- During a cold start, we load a lot of config files from disk. These files must be stored on the shared filesystem when using multiple web heads. This is slow and often unreliable.
- We have an active config directory which looks editable but if you actually dare to edit it, things will break horribly. This is unnecessary brittleness.
- We retain the pluggable storage backend support for active configuration. Core ships with db storage by default, with no caching.
- The config.storage service is aliased to an un-cached config so that follow-up issues (or site-builders) can swap in a caching or a pre-load layer
Advantages of this approach
- discourage people from hacking their active config
- Less potential confusion about which files are which in the import/export workflow
- less YAML parsing and file stats
- more secure - the active configuration in no longer in files
- More familiar development workflow - live database contains everything needed aside from the code
Cons or points of debate
- harder to recover from invalid config causing a site-wide WSOD (#23), but similar to Drupal 7 in this regard
- "discoverability" of the active configuration by browsing files is lost. However they can already be browsed using the single export form
- The quick "copy from active" staging and export is gone. Import/Export UI already partially addresses this, but we would need to document expected workflows (with drush, with UI export, example below, etc.) in the handbook so that we can have people test them once the change is made.
- There are some cases where there is no UI for what's in config (e.g., Breakpoint, Tour, REST modules) and editing active config directly (rather than via export/import) is safe (i.e., config entities aren't being created, deleted, or renamed, and there are no hook implementations that need to respond to what's being changed). For these cases, the development process is made more tedious by requiring either manually editing serialized db rows or going through the export/import workflow for each iterative change. However, #2226761: Change all default settings and config to fast/safe production values is an open issue for making most default Drupal settings be what is best for production, and then providing a mechanism for overriding for developer convenience. So this point could be addressed by using file storage when in DEV mode.

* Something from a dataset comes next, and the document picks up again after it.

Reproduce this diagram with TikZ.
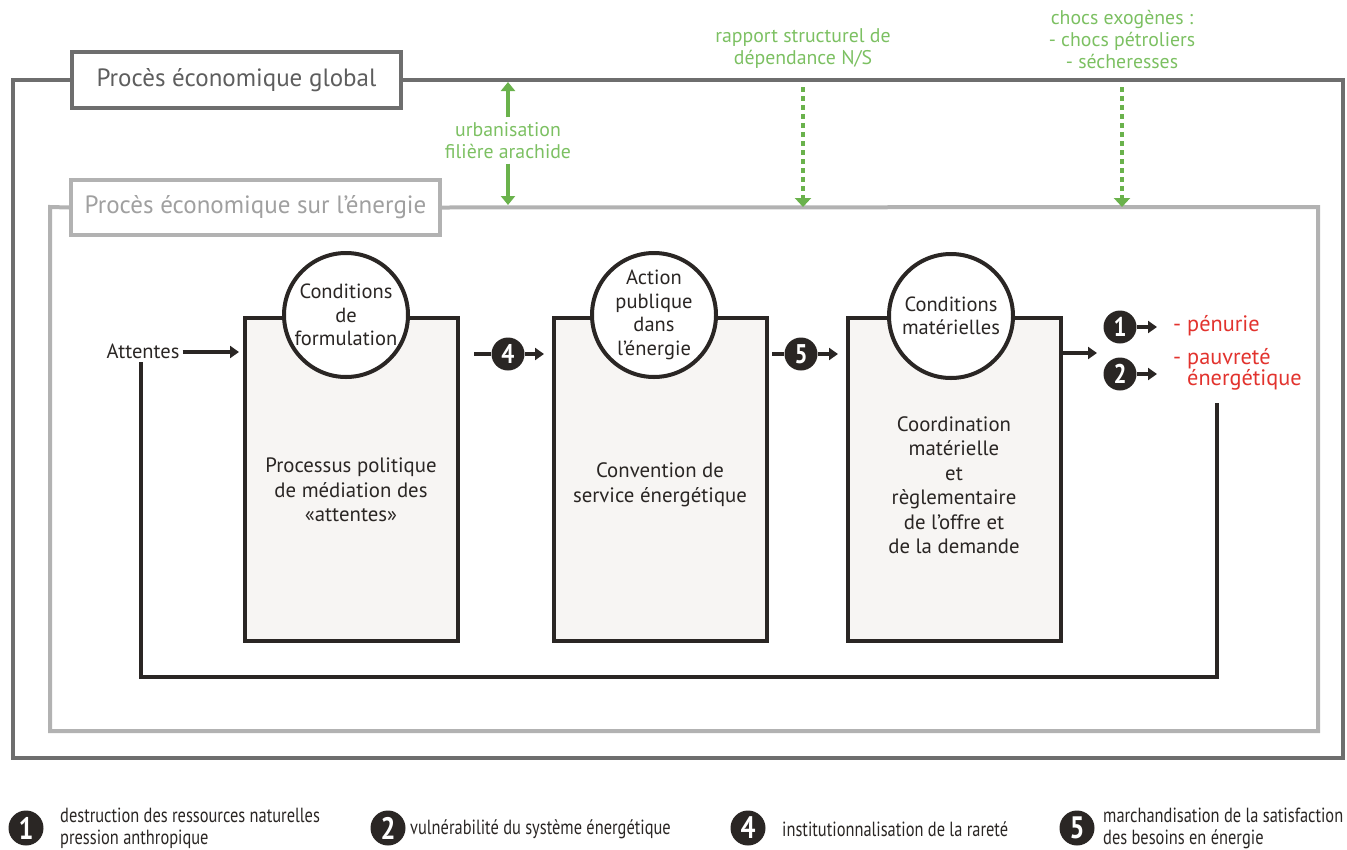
\documentclass[tikz,border=0pt]{standalone}
\usepackage{fontspec}
\setmainfont{PT Sans}
\newfontfamily\narrowfont[FakeStretch=0.80]{PT Sans}
\newfontfamily\narrowbold[FakeStretch=0.85]{PT Sans Bold}
\usetikzlibrary{arrows.meta}
\definecolor{outergray}{HTML}{6E6E6E}
\definecolor{innergray}{HTML}{B2B2B2}
\definecolor{ink}{HTML}{2A2624}
\definecolor{boxfill}{HTML}{F7F5F3}
\definecolor{greenarrow}{HTML}{6AB24C}
\definecolor{greentext}{HTML}{7CC062}
\definecolor{redtext}{HTML}{E2332E}
\tikzset{
  titleglobal/.style={draw=outergray, line width=4pt, fill=white, text=outergray!85!black,
    minimum width=329pt, minimum height=56pt, font=\fontsize{25}{30}\selectfont, inner sep=0pt},
  titleenergy/.style={draw=innergray, line width=4pt, fill=white, text=innergray!90!black,
    minimum width=369pt, minimum height=55pt, font=\fontsize{25}{30}\selectfont, inner sep=0pt},
  outerframe/.style={draw=outergray, line width=4pt},
  innerframe/.style={draw=innergray, line width=4pt},
  procbox/.style={draw=ink, line width=4pt, fill=boxfill, minimum width=213pt, minimum height=323pt, inner sep=0pt},
  condcircle/.style={circle, draw=ink, line width=4pt, fill=white, minimum size=124pt, inner sep=0pt,
    align=center, text=ink, font=\fontsize{20.5}{23.5}\selectfont},
  boxtext/.style={align=center, text=ink, font=\fontsize{20.8}{24.5}\selectfont},
  badge/.style={circle, fill=ink, text=white, minimum size=33pt, inner sep=0pt, font=\narrowbold\fontsize{27}{27}\selectfont},
  legbadge/.style={circle, fill=ink, text=white, minimum size=35pt, inner sep=0pt, font=\narrowbold\fontsize{31}{31}\selectfont},
  legtext/.style={anchor=west, align=left, text=ink, font=\narrowfont\fontsize{20.5}{22}\selectfont, inner sep=0pt},
  flow/.style={draw=ink, line width=4pt, -{Triangle[length=9pt,width=12pt]}},
  loopline/.style={draw=ink, line width=4pt},
  greenlabel/.style={align=center, text=greentext, font=\fontsize{19.8}{22}\selectfont},
  greensolid/.style={draw=greenarrow, line width=4pt, -{Triangle[length=9pt,width=14pt]}},
  greendotted/.style={draw=greenarrow, line width=4pt, dash pattern=on 5pt off 4pt, -{Triangle[length=9pt,width=16pt]}},
  redlabel/.style={anchor=west, align=left, text=redtext, font=\fontsize{22.3}{21}\selectfont, inner sep=0pt},
}
\begin{document}
\begin{tikzpicture}[x=1pt, y=-1pt]
\useasboundingbox (0,0) rectangle (1347,849);

% global economic process frame
\node[titleglobal] (tglobal) at (236.5,80) {Procès économique global};
\draw[outerframe] (tglobal.west) -- (13,80) -- (13,758) -- (1343,758) -- (1343,80) -- (tglobal.east);

% energy economic process frame
\node[titleenergy] (tenergy) at (255.5,207.5) {Procès économique sur l’énergie};
\draw[innerframe] (tenergy.west) -- (50,207) -- (50,731) -- (1318,731) -- (1318,207) -- (tenergy.east);

% exogenous influences (green)
\node[greenlabel] (urb) at (508,141) {urbanisation\\filière arachide};
\draw[greensolid] (urb.north) ++(0,-2) coordinate (urbtop) -- (508,82);
\draw[greensolid] (urb.south) ++(0,1) coordinate (urbbot) -- (508,205);

\node[greenlabel] (dep) at (803,49) {rapport structurel de\\dépendance N/S};
\coordinate (depend) at (803,207);
\draw[greendotted] (803,87) -- (depend);

\node[greenlabel] (chocs) at (1122,39) {chocs exogènes :\\- chocs pétroliers\\- sécheresses};
\coordinate (chocsend) at (1122,207);
\draw[greendotted] (1122,87) -- (chocsend);

% three process boxes
\node[procbox] (b1) at (351.5,479.5) {};
\node[procbox] (b2) at (660.5,479.5) {};
\node[procbox] (b3) at (954.5,479.5) {};

\node[condcircle] (c1) at (346,315) {Conditions\\de\\formulation};
\node[condcircle] (c2) at (654,315) {Action\\publique\\dans\\l’énergie};
\node[condcircle] (c3) at (951,316) {Conditions\\matérielles};

\node[boxtext] (t1) at (351,490) {Processus politique\\de médiation des\\«attentes»};
\node[boxtext] (t2) at (660,485) {Convention de\\service énergétique};
\node[boxtext] (t3) at (954,485) {Coordination\\matérielle\\et\\règlementaire\\de l’offre et\\de la demande};

% input
\node[text=ink, font=\fontsize{20.5}{22}\selectfont, inner sep=0pt] (att) at (143,351) {Attentes};
\draw[flow] ([xshift=3pt]att.east |- 0,352) -- ([xshift=-4pt]b1.west |- 0,352);

% transitions 4 and 5
\node[badge] (n4) at (508,354) {4};
\draw[loopline] ([xshift=14pt]b1.east |- n4) -- (n4);
\draw[flow] (n4) -- ([xshift=-8pt]b2.west |- n4);

\node[badge] (n5) at (801,354) {5};
\draw[loopline] ([xshift=3pt]b2.east |- n5) -- (n5);
\draw[flow] (n5) -- ([xshift=-8pt]b3.west |- n5);

% outputs
\coordinate (outstart) at (1060,353);
\draw[flow] (outstart) -- (1097,353);
\node[badge] (n1) at (1120,327) {1};
\node[badge] (n2) at (1120,374) {2};
\draw[flow] (n1) -- (1157,327);
\draw[flow] (n2) -- (1157,374);
\node[redlabel] (pen) at (1173,326) {- pénurie};
\node[redlabel] (pauv) at (1173,369) {- pauvreté\\\hphantom{- }énergétique};

% feedback loop back to the expectations
\draw[loopline] (1217,403) -- (1217,677) -- (141,677) -- (141,362);

% legend
\node[legbadge] (l1) at (26,828) {1};
\node[legtext] (lt1) at (60,828) {destruction des ressources naturelles\\pression anthropique};
\node[legbadge] (l2) at (388,828) {2};
\node[legtext] (lt2) at (410,829) {vulnérabilité du système énergétique};
\node[legbadge] (l4) at (748,828) {4};
\node[legtext] (lt4) at (782,829) {institutionnalisation de la rareté};
\node[legbadge] (l5) at (1077,828) {5};
\node[legtext] (lt5) at (1103,828) {marchandisation de la satisfaction\\des besoins en énergie};
\end{tikzpicture}
\end{document}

- Git workflows changed. Use case described in https://drupal.org/node/1831818 would no longer be possible (but may be outdated in any case). There will be no more "native" diffing against staging stored in git; there's at least an extra step of "export your config, wipe out your separately tracked config repo that is in staging or somewhere else, and replace it with the export". Drush config-export allows to specify which config directory to export to, see this Git CMI workflow: video and example.
User interface changes
No actual API changes, but some changes to developer workflow.
#2232791: Make the default core config service a db-backed storage with a cache layer.